A high-profile federal trial over Santa Clara County’s COVID-19 employee vaccine policy is set to begin June 1 in San Jose. Three county workers who were placed on unpaid leave after refusing COVID shots say they were pushed into lower-paid roles instead of being offered what they view as reasonable accommodations, and they are seeking back pay and other relief.
Trial Schedule And Courtroom Details
The case is scheduled for June 1 through 12 before U.S. District Judge Beth Labson Freeman, as set out in the pretrial order posted on Justia. The judge held a final pretrial conference in April and issued directions about witnesses and trial procedures ahead of the June start date.
What The Workers Say Happened
The suit, filed Feb. 18, 2022, names registered nurses Maria Ramirez and Elizabeth Baluyut and air conditioning mechanic Tom Davis as plaintiffs. According to filings on GovInfo, the three say they were granted religious exemptions but then were barred from continuing in high-risk positions and instead placed on unpaid leave or steered toward other county jobs that plaintiffs describe as demotions.

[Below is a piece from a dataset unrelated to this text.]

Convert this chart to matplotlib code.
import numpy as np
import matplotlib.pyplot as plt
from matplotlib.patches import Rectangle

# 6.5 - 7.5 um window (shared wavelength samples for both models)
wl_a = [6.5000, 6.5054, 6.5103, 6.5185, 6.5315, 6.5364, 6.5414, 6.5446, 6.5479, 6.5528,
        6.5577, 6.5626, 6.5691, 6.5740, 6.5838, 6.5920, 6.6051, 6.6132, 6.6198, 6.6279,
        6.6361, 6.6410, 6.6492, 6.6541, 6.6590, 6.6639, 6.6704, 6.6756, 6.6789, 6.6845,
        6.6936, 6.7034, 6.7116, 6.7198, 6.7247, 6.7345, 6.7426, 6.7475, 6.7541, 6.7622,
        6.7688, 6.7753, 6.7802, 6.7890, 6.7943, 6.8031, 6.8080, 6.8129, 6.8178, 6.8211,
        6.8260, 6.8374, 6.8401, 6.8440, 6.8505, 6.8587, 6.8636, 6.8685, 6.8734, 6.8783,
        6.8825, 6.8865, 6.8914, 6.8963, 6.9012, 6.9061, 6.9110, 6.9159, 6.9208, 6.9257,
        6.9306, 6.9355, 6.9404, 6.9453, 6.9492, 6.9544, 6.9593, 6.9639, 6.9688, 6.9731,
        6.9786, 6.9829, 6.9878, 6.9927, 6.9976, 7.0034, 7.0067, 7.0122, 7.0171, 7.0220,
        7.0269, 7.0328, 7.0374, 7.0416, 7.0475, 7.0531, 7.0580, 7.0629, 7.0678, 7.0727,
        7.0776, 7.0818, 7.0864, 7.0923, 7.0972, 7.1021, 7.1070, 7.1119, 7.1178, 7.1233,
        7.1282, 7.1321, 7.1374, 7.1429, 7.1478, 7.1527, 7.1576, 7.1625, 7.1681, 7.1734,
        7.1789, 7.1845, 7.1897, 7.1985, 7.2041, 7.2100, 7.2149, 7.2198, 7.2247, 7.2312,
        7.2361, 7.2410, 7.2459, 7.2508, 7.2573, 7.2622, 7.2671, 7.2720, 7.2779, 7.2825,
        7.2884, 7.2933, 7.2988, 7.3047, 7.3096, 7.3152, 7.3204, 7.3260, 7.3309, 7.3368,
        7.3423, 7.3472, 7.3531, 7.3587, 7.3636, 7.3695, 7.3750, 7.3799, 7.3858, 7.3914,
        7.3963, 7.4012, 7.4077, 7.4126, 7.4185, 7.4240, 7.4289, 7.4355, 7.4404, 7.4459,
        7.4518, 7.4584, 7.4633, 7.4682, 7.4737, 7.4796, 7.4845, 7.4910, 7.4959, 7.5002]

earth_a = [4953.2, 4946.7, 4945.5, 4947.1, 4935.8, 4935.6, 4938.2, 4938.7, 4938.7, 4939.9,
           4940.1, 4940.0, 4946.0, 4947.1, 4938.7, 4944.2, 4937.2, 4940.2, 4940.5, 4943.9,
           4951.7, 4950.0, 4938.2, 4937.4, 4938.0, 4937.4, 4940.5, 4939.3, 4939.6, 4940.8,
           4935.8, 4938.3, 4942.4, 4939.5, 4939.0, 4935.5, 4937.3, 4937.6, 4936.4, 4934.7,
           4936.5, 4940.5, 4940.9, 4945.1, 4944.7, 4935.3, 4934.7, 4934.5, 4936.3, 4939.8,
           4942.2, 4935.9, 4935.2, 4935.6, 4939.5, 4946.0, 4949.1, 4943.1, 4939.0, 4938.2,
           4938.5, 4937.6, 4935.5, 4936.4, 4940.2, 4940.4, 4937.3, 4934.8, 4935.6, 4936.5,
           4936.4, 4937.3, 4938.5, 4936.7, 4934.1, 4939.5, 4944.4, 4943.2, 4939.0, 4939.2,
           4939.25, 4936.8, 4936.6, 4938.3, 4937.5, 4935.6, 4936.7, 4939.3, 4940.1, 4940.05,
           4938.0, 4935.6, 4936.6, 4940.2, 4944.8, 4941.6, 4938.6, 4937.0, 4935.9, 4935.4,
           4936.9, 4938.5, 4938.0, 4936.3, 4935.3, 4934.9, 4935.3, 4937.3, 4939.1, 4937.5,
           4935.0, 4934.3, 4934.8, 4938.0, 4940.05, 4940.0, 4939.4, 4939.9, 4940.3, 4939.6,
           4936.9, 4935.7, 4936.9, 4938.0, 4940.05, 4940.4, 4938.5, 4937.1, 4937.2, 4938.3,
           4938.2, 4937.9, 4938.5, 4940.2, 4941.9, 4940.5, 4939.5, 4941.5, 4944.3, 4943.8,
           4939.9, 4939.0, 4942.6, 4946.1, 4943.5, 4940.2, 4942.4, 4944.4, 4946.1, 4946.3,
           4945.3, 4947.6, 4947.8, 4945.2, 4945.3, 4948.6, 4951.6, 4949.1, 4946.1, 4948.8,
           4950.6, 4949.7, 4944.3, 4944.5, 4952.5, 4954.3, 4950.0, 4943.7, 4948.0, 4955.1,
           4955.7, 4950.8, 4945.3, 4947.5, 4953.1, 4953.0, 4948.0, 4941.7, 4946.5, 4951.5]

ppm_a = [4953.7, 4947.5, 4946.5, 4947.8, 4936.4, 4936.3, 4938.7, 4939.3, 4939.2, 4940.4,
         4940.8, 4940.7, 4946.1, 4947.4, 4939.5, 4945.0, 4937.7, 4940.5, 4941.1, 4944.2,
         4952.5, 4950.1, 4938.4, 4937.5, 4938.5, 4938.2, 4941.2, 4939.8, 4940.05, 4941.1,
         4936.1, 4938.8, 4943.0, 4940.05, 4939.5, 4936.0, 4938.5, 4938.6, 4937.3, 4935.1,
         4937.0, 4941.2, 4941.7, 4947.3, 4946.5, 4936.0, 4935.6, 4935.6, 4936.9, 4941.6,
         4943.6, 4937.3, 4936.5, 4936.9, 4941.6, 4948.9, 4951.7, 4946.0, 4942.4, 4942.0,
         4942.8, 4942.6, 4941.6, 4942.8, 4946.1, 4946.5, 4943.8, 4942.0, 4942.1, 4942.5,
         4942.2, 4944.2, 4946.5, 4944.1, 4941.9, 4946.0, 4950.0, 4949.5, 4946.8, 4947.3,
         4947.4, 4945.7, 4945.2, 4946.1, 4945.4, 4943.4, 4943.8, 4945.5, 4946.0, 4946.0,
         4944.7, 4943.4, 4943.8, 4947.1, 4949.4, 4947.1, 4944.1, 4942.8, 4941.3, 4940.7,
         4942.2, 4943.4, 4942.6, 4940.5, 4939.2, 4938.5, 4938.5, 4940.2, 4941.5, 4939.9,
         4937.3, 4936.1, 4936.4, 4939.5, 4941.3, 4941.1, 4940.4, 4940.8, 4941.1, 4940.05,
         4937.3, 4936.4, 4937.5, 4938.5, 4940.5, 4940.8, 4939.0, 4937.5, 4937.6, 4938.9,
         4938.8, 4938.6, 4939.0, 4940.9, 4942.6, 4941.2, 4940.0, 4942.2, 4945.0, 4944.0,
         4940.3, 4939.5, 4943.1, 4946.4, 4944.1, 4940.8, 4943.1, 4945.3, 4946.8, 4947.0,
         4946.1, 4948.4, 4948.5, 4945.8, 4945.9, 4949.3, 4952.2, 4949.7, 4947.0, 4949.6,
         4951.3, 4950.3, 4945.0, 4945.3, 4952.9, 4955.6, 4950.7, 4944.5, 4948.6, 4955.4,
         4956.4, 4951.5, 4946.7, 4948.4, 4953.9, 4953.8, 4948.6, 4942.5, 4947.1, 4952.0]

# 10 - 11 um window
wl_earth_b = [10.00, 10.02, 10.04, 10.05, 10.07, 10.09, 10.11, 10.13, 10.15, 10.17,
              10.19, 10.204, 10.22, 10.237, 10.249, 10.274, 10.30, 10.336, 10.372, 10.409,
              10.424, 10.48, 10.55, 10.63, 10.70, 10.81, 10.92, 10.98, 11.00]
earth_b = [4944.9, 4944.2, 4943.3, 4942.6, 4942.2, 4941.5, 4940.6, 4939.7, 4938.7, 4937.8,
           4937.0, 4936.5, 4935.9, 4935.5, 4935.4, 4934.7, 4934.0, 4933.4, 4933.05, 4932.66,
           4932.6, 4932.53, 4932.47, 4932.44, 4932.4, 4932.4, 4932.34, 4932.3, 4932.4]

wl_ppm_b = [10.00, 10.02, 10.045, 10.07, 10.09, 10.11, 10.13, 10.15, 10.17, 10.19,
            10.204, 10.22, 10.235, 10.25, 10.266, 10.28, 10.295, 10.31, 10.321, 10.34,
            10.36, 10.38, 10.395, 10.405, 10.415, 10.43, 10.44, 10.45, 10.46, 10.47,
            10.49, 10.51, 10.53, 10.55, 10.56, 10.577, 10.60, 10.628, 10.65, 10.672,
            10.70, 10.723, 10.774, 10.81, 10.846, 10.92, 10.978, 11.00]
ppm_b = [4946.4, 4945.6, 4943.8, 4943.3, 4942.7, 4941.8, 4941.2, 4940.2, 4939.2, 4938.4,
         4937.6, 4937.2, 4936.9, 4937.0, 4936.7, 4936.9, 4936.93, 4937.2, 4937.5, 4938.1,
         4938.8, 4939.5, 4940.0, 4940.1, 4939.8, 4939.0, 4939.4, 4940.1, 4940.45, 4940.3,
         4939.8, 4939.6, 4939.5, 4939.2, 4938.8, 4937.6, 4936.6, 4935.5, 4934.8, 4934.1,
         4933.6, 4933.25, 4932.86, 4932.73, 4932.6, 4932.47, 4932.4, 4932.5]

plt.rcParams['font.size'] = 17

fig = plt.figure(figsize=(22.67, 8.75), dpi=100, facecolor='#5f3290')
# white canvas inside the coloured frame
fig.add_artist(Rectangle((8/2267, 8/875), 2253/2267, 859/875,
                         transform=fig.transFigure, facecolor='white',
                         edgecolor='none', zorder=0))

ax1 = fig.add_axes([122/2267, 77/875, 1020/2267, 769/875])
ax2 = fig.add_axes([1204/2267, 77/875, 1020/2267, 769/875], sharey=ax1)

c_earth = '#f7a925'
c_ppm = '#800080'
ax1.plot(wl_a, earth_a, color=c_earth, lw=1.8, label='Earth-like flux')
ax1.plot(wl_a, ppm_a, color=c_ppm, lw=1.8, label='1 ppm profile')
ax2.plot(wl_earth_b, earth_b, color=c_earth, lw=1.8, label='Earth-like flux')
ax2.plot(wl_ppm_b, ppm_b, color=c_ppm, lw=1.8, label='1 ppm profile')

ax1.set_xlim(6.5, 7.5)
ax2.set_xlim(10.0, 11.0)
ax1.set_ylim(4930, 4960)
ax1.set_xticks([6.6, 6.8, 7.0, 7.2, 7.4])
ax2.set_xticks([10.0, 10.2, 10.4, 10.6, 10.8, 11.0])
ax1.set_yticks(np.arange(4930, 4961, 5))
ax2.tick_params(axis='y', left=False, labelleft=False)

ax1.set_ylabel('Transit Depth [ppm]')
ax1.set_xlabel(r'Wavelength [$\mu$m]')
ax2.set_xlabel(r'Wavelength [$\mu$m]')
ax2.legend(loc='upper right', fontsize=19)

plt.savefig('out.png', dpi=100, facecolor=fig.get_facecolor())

How The County Handled Exemptions, According To Plaintiffs
Plaintiffs contend the county offered religious and medical exemptions but funneled exempt employees into an accommodations process that frequently meant unpaid leave rather than weekly testing, remote work or masking. They also told the court that their objections were religious, in part because some COVID-19 vaccines were tested using fetal cell lines, a detail reported by the Palo Alto Daily Post. The complaint seeks back pay for employees who were placed on leave, the filings say.

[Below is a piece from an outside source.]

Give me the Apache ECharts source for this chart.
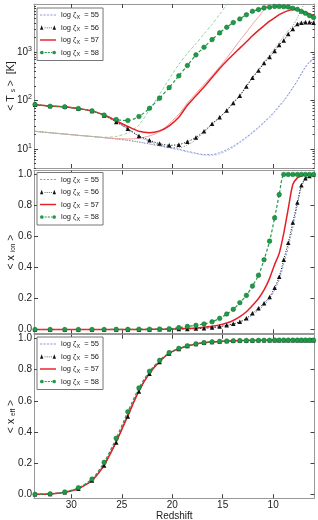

County Response And Long Legal History
The county has argued in court that decisions taken to protect public health are immune from liability, and county filings show the vaccination requirement was rescinded in late September 2022. The litigation has a long procedural record that could make even seasoned civil lawyers reach for another cup of coffee: an earlier order certified a class but the court later granted decertification in a decision posted on Justia on May 21, 2025, and judges have issued split rulings on summary judgment motions that narrowed some claims ahead of trial.

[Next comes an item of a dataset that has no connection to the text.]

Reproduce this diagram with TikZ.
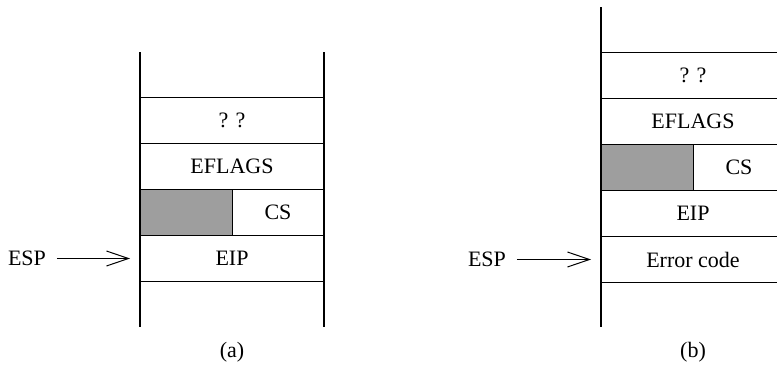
\documentclass[tikz,border=0pt]{standalone}
\usepackage{fontspec}
\setmainfont{Liberation Serif}
\usetikzlibrary{arrows.meta}

\begin{document}
\begin{tikzpicture}[x=1pt, y=-1pt, line width=1pt,
    every node/.style={font=\fontsize{22}{26}\selectfont},
    cell/.style={draw, minimum width=184pt, minimum height=46pt, inner sep=0pt, outer sep=0pt},
    halfcell/.style={draw, minimum width=92pt, minimum height=46pt, inner sep=0pt, outer sep=0pt},
    grey/.style={fill=black!38},
    esparrow/.style={-{Straight Barb[length=22pt, width=15pt, line width=1pt]}, line width=1pt, shorten <=7pt, shorten >=10pt}]
    \useasboundingbox (0,0) rectangle (777,380);
    \clip (0,0) rectangle (777,380);

    % (a)
    \node[cell] (qa) at (232,120.5) {? ?};
    \node[cell] (fa) at (232,166.5) {EFLAGS};
    \node[halfcell, grey] (ga) at (186,212.5) {};
    \node[halfcell] (ca) at (278,212.5) {CS};
    \node[cell] (ea) at (232,258.5) {EIP};
    \coordinate (ta) at (140,52);
    \coordinate (ba) at (140,327);
    \draw[line width=1.2pt] (ta) -- (ba);
    \draw[line width=1.2pt] (ta -| qa.east) -- (ba -| qa.east);

    \node (espa) at (27,258.5) {ESP};
    \draw[esparrow] (espa) -- (ea.west);
    \node (la) at (232,352) {(a)};

    % (b)
    \node[cell] (qb) at (693,75) {? ?};
    \node[cell] (fb) at (693,121) {EFLAGS};
    \node[halfcell, grey] (gb) at (647,167) {};
    \node[halfcell] (cb) at (739,167) {CS};
    \node[cell] (eb) at (693,213) {EIP};
    \node[cell] (rb) at (693,259.5) {Error code};
    \coordinate (tb) at (601,7);
    \coordinate (bb) at (601,327);
    \draw[line width=1.2pt] (tb) -- (bb);
    \draw[line width=1.2pt] (tb -| qb.east) -- (bb -| qb.east);

    \node (espb) at (487,259.5) {ESP};
    \draw[esparrow] (espb) -- (rb.west);
    \node (lb) at (693,352) {(b)};
\end{tikzpicture}
\end{document}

What To Watch As Testimony Begins
Plaintiffs put roughly 25 people on a witness list, including former County Executive Jeff Smith, Public Health Officer Dr. Sarah Rudman and Sheriff’s Lt. Adam Valle, according to the Palo Alto Daily Post. Expect the legal arguments to center on who had decision-making authority over accommodations, whether the county applied the Risk Tier system consistently, and whether each individual plaintiff can prove they suffered compensable harm from the county’s actions.
The trial will be closely watched in San Jose because it sits at the intersection of religious accommodation law, public health authority and county personnel rules. Proceedings begin June 1, and we will monitor filings and testimony and report material developments as the case unfolds.